In a recent article, Jon Truby of Qatar University and several coauthors warn that regulatory safe spaces—or sandboxes, as they are sometimes called—may not appropriately balance AI’s liability risks, the costs involved with regulatory compliance, and the desire to encourage AI innovation.

Truby and his coauthors propose a more unified and robust sandbox framework than some existing proposals, such as the recent European Union proposal. The sandbox proposed by Truby and his coauthors would allow AI developers to use the sandbox for discovery, application, or regulatory compliance. These uses would then shift the question of AI liability to a time after successful testing in the sandbox environment.

Truby and his coauthors acknowledge the importance of regulating AI, but they note that placing too heavy a burden on certain AI developers, such as those developing difficult-to-test black box AIs, through a strict liability regime—where the developers are liable for any harm that their AI causes, even when acting with due diligence—will essentially operate as an outright ban on development.

Truby and his coauthors point out that their sandbox approach would avoid stifling innovation in these unique high-risk scenarios.

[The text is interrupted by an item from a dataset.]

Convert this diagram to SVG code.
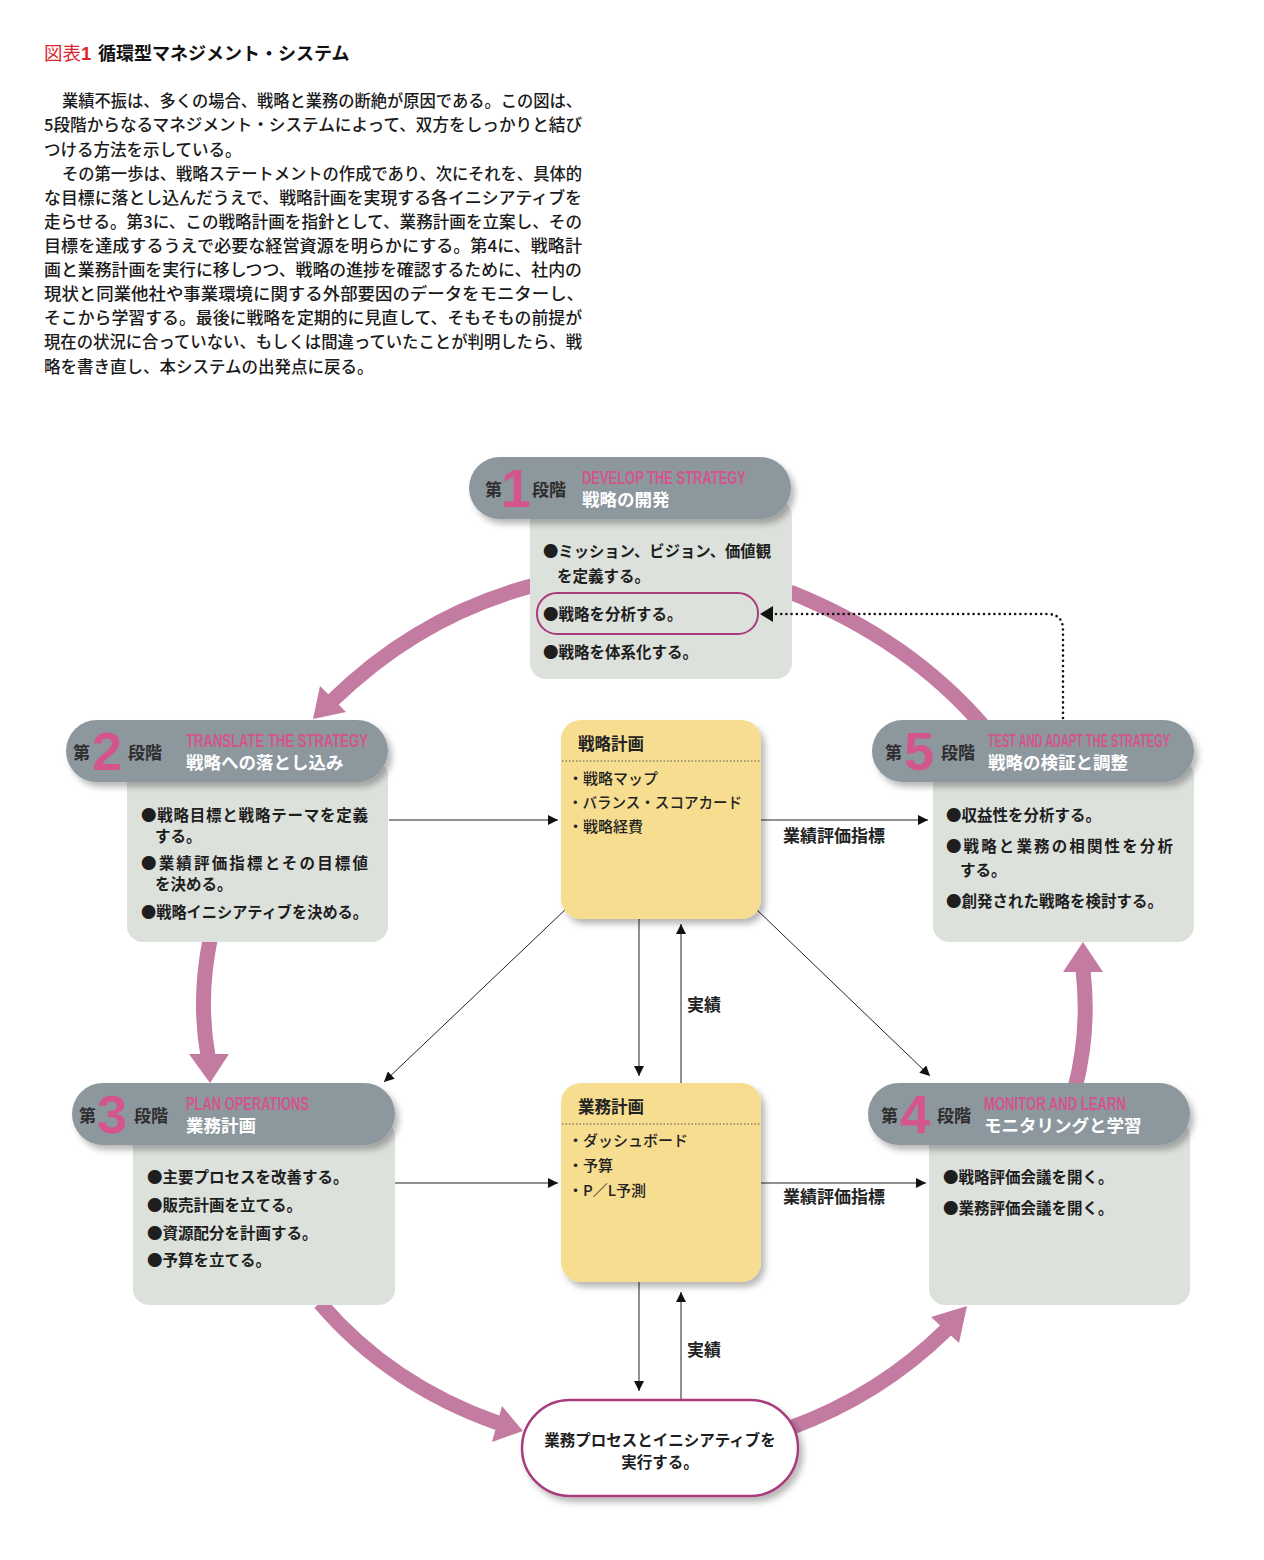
<svg xmlns="http://www.w3.org/2000/svg" width="1264" height="1560" viewBox="0 0 1264 1560">
<defs>
<filter id="sh" x="-10%" y="-15%" width="125%" height="150%"><feDropShadow dx="4" dy="5" stdDeviation="3" flood-color="#000" flood-opacity="0.28"/></filter>
<marker id="ah" viewBox="0 0 10 10" refX="10" refY="5" markerWidth="11" markerHeight="10" markerUnits="userSpaceOnUse" orient="auto"><path d="M0,0 L10,5 L0,10 z" fill="#111"/></marker>
<style>
text{font-family:"Noto Sans CJK JP","Liberation Sans",sans-serif}
.para{font-size:16.5px;font-weight:500;fill:#1a1a1a}
.hdr{fill:#8d979e;filter:url(#sh)}
.body{fill:#dde1dc}
.dai{font-size:17px;font-weight:bold;fill:#2e2e2e}
.num{font-family:"Liberation Sans",Arial,sans-serif;font-size:54px;font-weight:bold;fill:#d4558c}
.en{font-family:"Liberation Sans",Arial,sans-serif;font-size:17.5px;font-weight:bold;fill:#d4558c}
.jp{font-size:17.5px;font-weight:bold;fill:#ffffff}
.bt{font-size:15.5px;font-weight:bold;fill:#1e1e1e}
.ybox{fill:#f6dd8f;filter:url(#sh)}
.yt{font-size:16.5px;font-weight:bold;fill:#222}
.yi{font-size:15px;font-weight:500;fill:#222}
.lbl{font-size:17px;font-weight:bold;fill:#222}
.ln{stroke:#222;stroke-width:1;fill:none}
.arc{stroke:#c47ba2;stroke-width:15;fill:none}
.head{fill:#c47ba2}
</style>
</defs>
<rect width="1264" height="1560" fill="#ffffff"/>

<g id="title">
<text x="44" y="60" font-size="18.5" fill="#d8262e">図表<tspan font-weight="bold" font-family="Liberation Sans, sans-serif">1</tspan></text>
<text x="98" y="60" font-size="18" font-weight="bold" fill="#111">循環型マネジメント・システム</text>
</g>

<g id="paragraph">
<text class="para" x="62" y="107" textLength="520" lengthAdjust="spacingAndGlyphs">業績不振は、多くの場合、戦略と業務の断絶が原因である。この図は、</text>
<text class="para" x="44" y="131" textLength="538" lengthAdjust="spacingAndGlyphs">5段階からなるマネジメント・システムによって、双方をしっかりと結び</text>
<text class="para" x="44" y="156">つける方法を示している。</text>
<text class="para" x="62" y="180" textLength="520" lengthAdjust="spacingAndGlyphs">その第一歩は、戦略ステートメントの作成であり、次にそれを、具体的</text>
<text class="para" x="44" y="204" textLength="538" lengthAdjust="spacingAndGlyphs">な目標に落とし込んだうえで、戦略計画を実現する各イニシアティブを</text>
<text class="para" x="44" y="228" textLength="538" lengthAdjust="spacingAndGlyphs">走らせる。第3に、この戦略計画を指針として、業務計画を立案し、その</text>
<text class="para" x="44" y="252" textLength="538" lengthAdjust="spacingAndGlyphs">目標を達成するうえで必要な経営資源を明らかにする。第4に、戦略計</text>
<text class="para" x="44" y="276" textLength="538" lengthAdjust="spacingAndGlyphs">画と業務計画を実行に移しつつ、戦略の進捗を確認するために、社内の</text>
<text class="para" x="44" y="300" textLength="540" lengthAdjust="spacingAndGlyphs">現状と同業他社や事業環境に関する外部要因のデータをモニターし、</text>
<text class="para" x="44" y="324" textLength="538" lengthAdjust="spacingAndGlyphs">そこから学習する。最後に戦略を定期的に見直して、そもそもの前提が</text>
<text class="para" x="44" y="348" textLength="538" lengthAdjust="spacingAndGlyphs">現在の状況に合っていない、もしくは間違っていたことが判明したら、戦</text>
<text class="para" x="44" y="373">略を書き直し、本システムの出発点に戻る。</text>
</g>

<g id="cycle-arrows">
<path class="arc" d="M 535 585 Q 420 615 333 700"/>
<polygon class="head" points="313,719 346,712 320,686"/>
<path class="arc" d="M 985 728 Q 910 640 790 592"/>
<path class="arc" d="M 210 940 Q 198 1000 208 1056"/>
<polygon class="head" points="189,1054 229,1054 210,1083"/>
<path class="arc" d="M 320 1303 Q 390 1385 498 1423"/>
<polygon class="head" points="523,1431 492,1442 502,1406"/>
<path class="arc" d="M 790 1428 Q 880 1395 946 1330"/>
<polygon class="head" points="967,1306 959,1343 931,1317"/>
<path class="arc" d="M 1075 1088 Q 1090 1030 1083 970"/>
<polygon class="head" points="1063,972 1103,972 1083,942"/>
</g>

<g id="connectors">
<line class="ln" x1="389" y1="820" x2="558" y2="820" marker-end="url(#ah)"/>
<line class="ln" x1="761" y1="820" x2="928" y2="820" marker-end="url(#ah)"/>
<line class="ln" x1="395" y1="1183" x2="558" y2="1183" marker-end="url(#ah)"/>
<line class="ln" x1="761" y1="1183" x2="926" y2="1183" marker-end="url(#ah)"/>
<line class="ln" x1="639" y1="915" x2="639" y2="1076" marker-end="url(#ah)"/>
<line class="ln" x1="681" y1="1084" x2="681" y2="924" marker-end="url(#ah)"/>
<line class="ln" x1="639" y1="1280" x2="639" y2="1391" marker-end="url(#ah)"/>
<line class="ln" x1="681" y1="1402" x2="681" y2="1292" marker-end="url(#ah)"/>
<line class="ln" x1="567" y1="908" x2="384" y2="1082" marker-end="url(#ah)"/>
<line class="ln" x1="755" y1="908" x2="930" y2="1076" marker-end="url(#ah)"/>
<text class="lbl" x="783" y="842">業績評価指標</text>
<text class="lbl" x="783" y="1203">業績評価指標</text>
<text class="lbl" x="687" y="1011">実績</text>
<text class="lbl" x="687" y="1356">実績</text>
</g>

<g id="stage1">
<rect class="body" x="530" y="500" width="262" height="179" rx="16"/>
<rect class="hdr" x="469" y="457" width="322" height="62" rx="31"/>
<text class="dai" x="485" y="496">第</text>
<text class="num" x="501" y="507">1</text>
<text class="dai" x="532" y="496">段階</text>
<text class="en" x="582" y="484" textLength="164" lengthAdjust="spacingAndGlyphs">DEVELOP THE STRATEGY</text>
<text class="jp" x="582" y="506">戦略の開発</text>
<rect x="537" y="593" width="221" height="41" rx="20" fill="none" stroke="#a83a7d" stroke-width="2"/>
<text class="bt" x="543" y="557" textLength="228" lengthAdjust="spacingAndGlyphs">●ミッション、ビジョン、価値観</text>
<text class="bt" x="557" y="582">を定義する。</text>
<text class="bt" x="543" y="620">●戦略を分析する。</text>
<text class="bt" x="543" y="658">●戦略を体系化する。</text>
</g>

<g id="stage2">
<rect class="body" x="127" y="760" width="261" height="182" rx="16"/>
<rect class="hdr" x="66" y="720" width="322" height="62" rx="31"/>
<text class="dai" x="73" y="759">第</text>
<text class="num" x="92" y="770">2</text>
<text class="dai" x="128" y="759">段階</text>
<text class="en" x="186" y="747" textLength="182" lengthAdjust="spacingAndGlyphs">TRANSLATE THE STRATEGY</text>
<text class="jp" x="186" y="769">戦略への落とし込み</text>
<text class="bt" x="141" y="821" textLength="227" lengthAdjust="spacing">●戦略目標と戦略テーマを定義</text>
<text class="bt" x="155" y="842">する。</text>
<text class="bt" x="141" y="869" textLength="227" lengthAdjust="spacing">●業績評価指標とその目標値</text>
<text class="bt" x="155" y="890">を決める。</text>
<text class="bt" x="141" y="918" textLength="227" lengthAdjust="spacingAndGlyphs">●戦略イニシアティブを決める。</text>
</g>

<g id="stage5">
<rect class="body" x="933" y="760" width="261" height="182" rx="16"/>
<rect class="hdr" x="872" y="720" width="322" height="62" rx="31"/>
<text class="dai" x="885" y="759">第</text>
<text class="num" x="904" y="770">5</text>
<text class="dai" x="941" y="759">段階</text>
<text class="en" x="988" y="747" textLength="182" lengthAdjust="spacingAndGlyphs">TEST AND ADAPT THE STRATEGY</text>
<text class="jp" x="988" y="769">戦略の検証と調整</text>
<text class="bt" x="946" y="821">●収益性を分析する。</text>
<text class="bt" x="946" y="852" textLength="227" lengthAdjust="spacing">●戦略と業務の相関性を分析</text>
<text class="bt" x="960" y="876">する。</text>
<text class="bt" x="946" y="907">●創発された戦略を検討する。</text>
</g>

<g id="stage3">
<rect class="body" x="133" y="1120" width="262" height="185" rx="16"/>
<rect class="hdr" x="72" y="1083" width="323" height="62" rx="31"/>
<text class="dai" x="79" y="1122">第</text>
<text class="num" x="97" y="1133">3</text>
<text class="dai" x="134" y="1122">段階</text>
<text class="en" x="186" y="1110" textLength="123" lengthAdjust="spacingAndGlyphs">PLAN OPERATIONS</text>
<text class="jp" x="186" y="1132">業務計画</text>
<text class="bt" x="147" y="1183">●主要プロセスを改善する。</text>
<text class="bt" x="147" y="1211">●販売計画を立てる。</text>
<text class="bt" x="147" y="1239">●資源配分を計画する。</text>
<text class="bt" x="147" y="1266">●予算を立てる。</text>
</g>

<g id="stage4">
<rect class="body" x="929" y="1120" width="261" height="185" rx="16"/>
<rect class="hdr" x="868" y="1083" width="322" height="62" rx="31"/>
<text class="dai" x="881" y="1122">第</text>
<text class="num" x="900" y="1133">4</text>
<text class="dai" x="937" y="1122">段階</text>
<text class="en" x="984" y="1110" textLength="142" lengthAdjust="spacingAndGlyphs">MONITOR AND LEARN</text>
<text class="jp" x="984" y="1132">モニタリングと学習</text>
<text class="bt" x="943" y="1183">●戦略評価会議を開く。</text>
<text class="bt" x="943" y="1214">●業務評価会議を開く。</text>
</g>

<g id="strategy-plan">
<rect class="ybox" x="561" y="720" width="200" height="199" rx="20"/>
<text class="yt" x="578" y="750">戦略計画</text>
<line x1="562" y1="761" x2="760" y2="761" stroke="#555" stroke-width="1" stroke-dasharray="1.5 2"/>
<text class="yi" x="568" y="784">・戦略マップ</text>
<text class="yi" x="568" y="808" textLength="174" lengthAdjust="spacingAndGlyphs">・バランス・スコアカード</text>
<text class="yi" x="568" y="832">・戦略経費</text>
</g>

<g id="operations-plan">
<rect class="ybox" x="561" y="1083" width="200" height="199" rx="20"/>
<text class="yt" x="578" y="1113">業務計画</text>
<line x1="562" y1="1124" x2="760" y2="1124" stroke="#555" stroke-width="1" stroke-dasharray="1.5 2"/>
<text class="yi" x="568" y="1146">・ダッシュボード</text>
<text class="yi" x="568" y="1171">・予算</text>
<text class="yi" x="568" y="1196">・P／L予測</text>
</g>

<g id="execute">
<rect x="522" y="1400" width="276" height="96" rx="48" fill="#ffffff" stroke="#a83a7d" stroke-width="2.5" filter="url(#sh)"/>
<text class="bt" x="660" y="1446" text-anchor="middle" font-size="16">業務プロセスとイニシアティブを</text>
<text class="bt" x="660" y="1468" text-anchor="middle" font-size="16">実行する。</text>
</g>

<g id="feedback-connector">
<path d="M 1063 718 L 1063 630 Q 1063 614 1047 614 L 775 614" fill="none" stroke="#111" stroke-width="2.6" stroke-linecap="round" stroke-dasharray="0 5.2"/>
<polygon points="760,614 773,606 773,622" fill="#111"/>
</g>
</svg>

The Truby team explains that their sandbox approach, which allows for a beta test supervised by regulatory authorities, offers several advantages to developers. One advantage, direct communication between developers and regulators, helps both parties achieve more ideal outcomes by speeding up testing trials and teaching regulators more about the product or service.

One example that Truby and his coauthors use to support their argument is the United Kingdom Information Commissioner’s Office’s (ICO) regulatory sandbox. The ICO has a specific focus on innovations related to data sharing and offers its sandbox to help support this focus. Many of its past participants have reported high satisfaction with the benefits of the ICO sandbox and noted the many benefits of their participation.

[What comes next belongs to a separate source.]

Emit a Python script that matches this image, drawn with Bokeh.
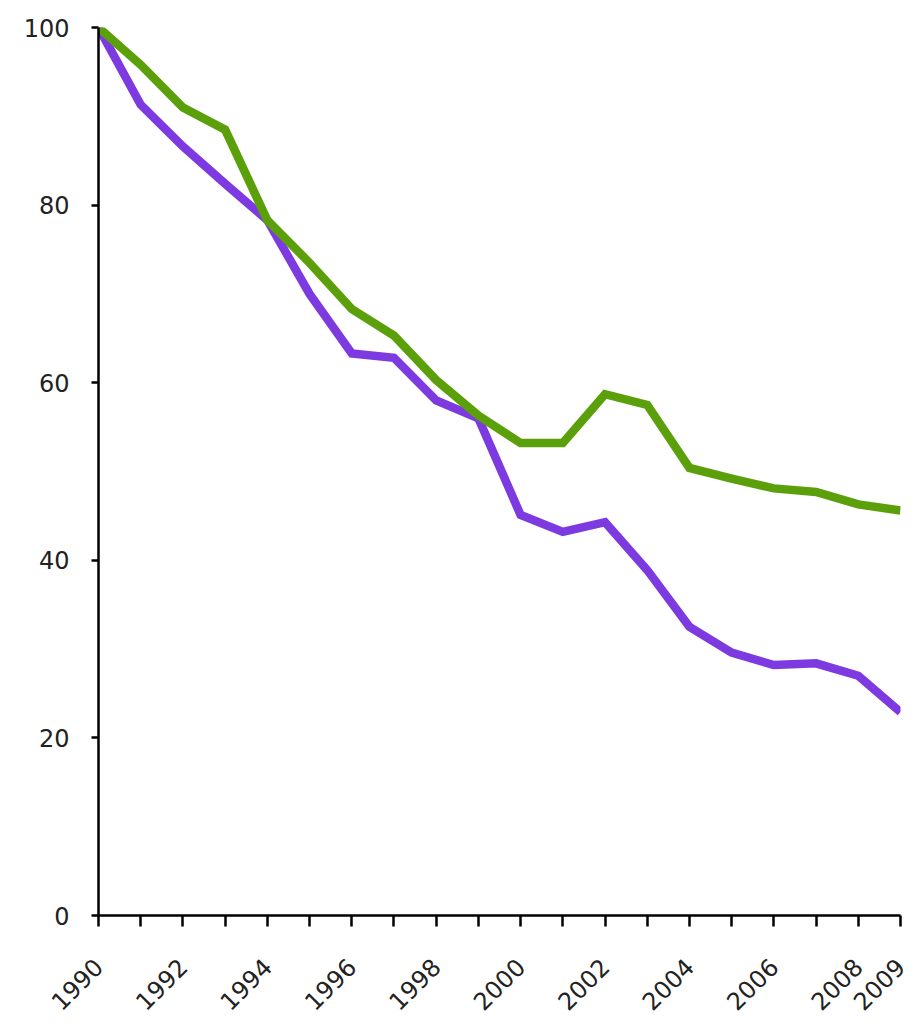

Truby and his coauthors propose their more robust sandbox—one that allows developers to validate and test their AI without liability—as a supplement to current EU strict liability proposals. Using sandboxes such as the ICO’s as examples, Truby and his coauthors argue that their proposal could find a better balance between liability, compliance costs, and innovation. Specifically, they provide four reasons for pairing their sandbox with the current EU proposal.

First, they say that their sandbox would avoid restricting experimentation in high-risk areas of AI. Unlike the EU model, which places the burden of avoiding harm directly on the developers without offering a suitable method of testing their AI, the Truby model would follow the ICO’s example by allowing developers to work out potential issues in their AI alongside regulators. Developers, then, will be more likely to innovate and develop higher-risk AI that may provide greater benefits.

Second, Truby and his coauthors argue that, even as high-risk AI is refined at a greater rate because of the sandbox, its more robust boundaries would maintain a safeguarded and controlled regulatory environment. This risk management is a primary reason for a sandbox regulatory regime, the Truby team maintains.

Truby and his coauthors consider a third benefit of sandboxes—that sandboxes allow for the creation of a regulatory environment that is flexible enough to accommodate changes to the market without losing regulatory certainty. Their sandbox solves this problem, Truby and his coauthors argue, by pairing the sandbox with a strict liability regime, the sandbox’s flexibility reduces the burden of the strict liability regime, and the strict liability regime offers regulatory certainty that stabilizes the market.

Truby and his coauthors conclude by reaffirming the benefits that their sandbox approach offers when paired with current proposals for a strict liability regime. They do concede that their sandbox approach is based on heavily studied examples in the FinTech sector and may need more research before it can be successfully applied more broadly in the AI field. Despite this, the Truby team emphasizes that the sandbox regulation regime can add value by helping to balance safety-ensuring regulations and innovation-chilling regulations.